O futebol mexe com o nosso imaginário popular, de tal forma que provoca exacerbações e estados de depressão incomuns no mundo real. Em se tratando de Copa do Mundo, até mesmo quem não entende de futebol transforma-se num profundo conhecedor do metier da bola.

O esporte é também um objeto de estudo maldito. Na visão dos intelectuais, dentre os quais me incluo, paixão e razão traduzem a visibilidade dessa adorada maldição.

Há muitas contradições em jogo, ideologias em conflito, dramas da vida e de uma guerra; pois, afinal, é olhar um fenômeno social complexo.

Se é bem verdade que o futebol é tido como o "ópio do povo", é preciso relativizar os limites e as possibilidades de tal afirmação.

Talvez, esse esporte seja a única diversão e o principal lazer das classes menos favorecidas. É também verdade que na época da copa essa "alienação", no sentido marxista, assume significações visíveis; pois, a população brasileira torna-se hegemônica, criativa, única, passível de comportamentos imprevisíveis e, acima de tudo, apaixonada.

É típico da relação da torcida brasileira, um sentimento de êxtase e de ansiedade, nos momentos que antecedem os jogos da seleção. É elucidativo ver como em tal relação o nome "Brasil" sempre contou com grande mobilização em prol de uma luta.

Por outro lado, é frustrante ver que essa mesma população não se mobiliza por outras denominações "Brasil", para lutar por saúde, segurança, educação, trabalho, ética na política e combater as desigualdades sociais. Seríamos imbatíveis, não!
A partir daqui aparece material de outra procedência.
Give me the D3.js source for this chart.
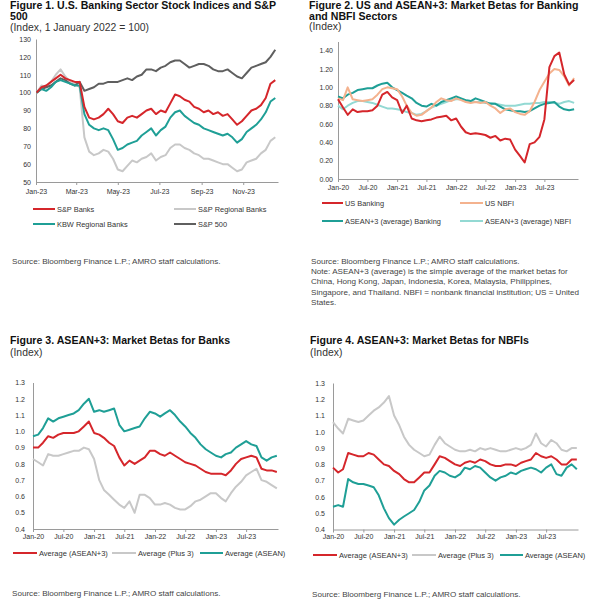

São inúmeras televisões ligadas, o país pára e paga pra ver! Laços familiares são reatados, sentimentos aflorados, lares e bares lotados.

Até as mulheres tornam-se comentaristas e fazem o papel de técnico. O futebol é assim! Imponente, um vício, um jogo que se confunde com a vida, a tragédia, a alegria.

É tão emblemático para o brasileiro, que em um momento de crise de violência nas prisões paulistas, se os presos são proibidos de usar telefones celulares, por outro lado, reivindicam televisões para assistirem à Copa do Mundo. Desse modo, não é de se estranhar que o futebol consiga penetrar até em calabouços rebelados.

Mas, ainda que esse esporte consiga nos transportar para um mundo paralelo, é bem verdade que é preciso torcer para que os pacotes econômicos do governo, os aumentos de gás, luz e telefone não sufoquem os brasileiros em seus lares, a ponto de não perceberem que tudo tem um preço.

De qualquer forma, para o brasileiro isso é muito pouco perto da grandeza do futebol, que traz em si a ginga, o jeitinho e a malandragem para se esquivar dos problemas reais! Talvez, por isso, o futebol seja um autêntico espaço da cultura popular.

E os ídolos? Lembro que até a conquista do mundial de 2002, fizemos de Senna, de Guga e do time de voleibol algumas de nossas referências para preencher o vazio das copas sem títulos e de outras perdas.

Hoje, temos até ginasta e astronauta com projeção internacional, mas nada que se compare aos ídolos do futebol.

Carecemos sim de líderes e representantes fiéis, que vistam a camisa do país e se comprometam com a redenção do povo sofrido e mal pago! Daí, que os Ronaldos, o Robinho, o Kaká, o Juninho e companhia são os embaixadores do momento.

E o hexa? Só nós poderemos! Eis, então, a nossa vingança! É essa a nossa identidade e o cartão de visitas mais visível, ainda que o samba, o carnaval, o axé do povo e as mulatas estejam aqui. E, mesmo que o "futebol seja uma caixinha de surpresas", diz o povo que “Deus é brasileiro”!

Assim, o futebol é potencialmente capaz de criar a unidade na diversidade, a ilusão em meio a verdade e a paixão para unir a cidade. Trata-se de uma relação poética e política, um matrimônio em que não há divórcio.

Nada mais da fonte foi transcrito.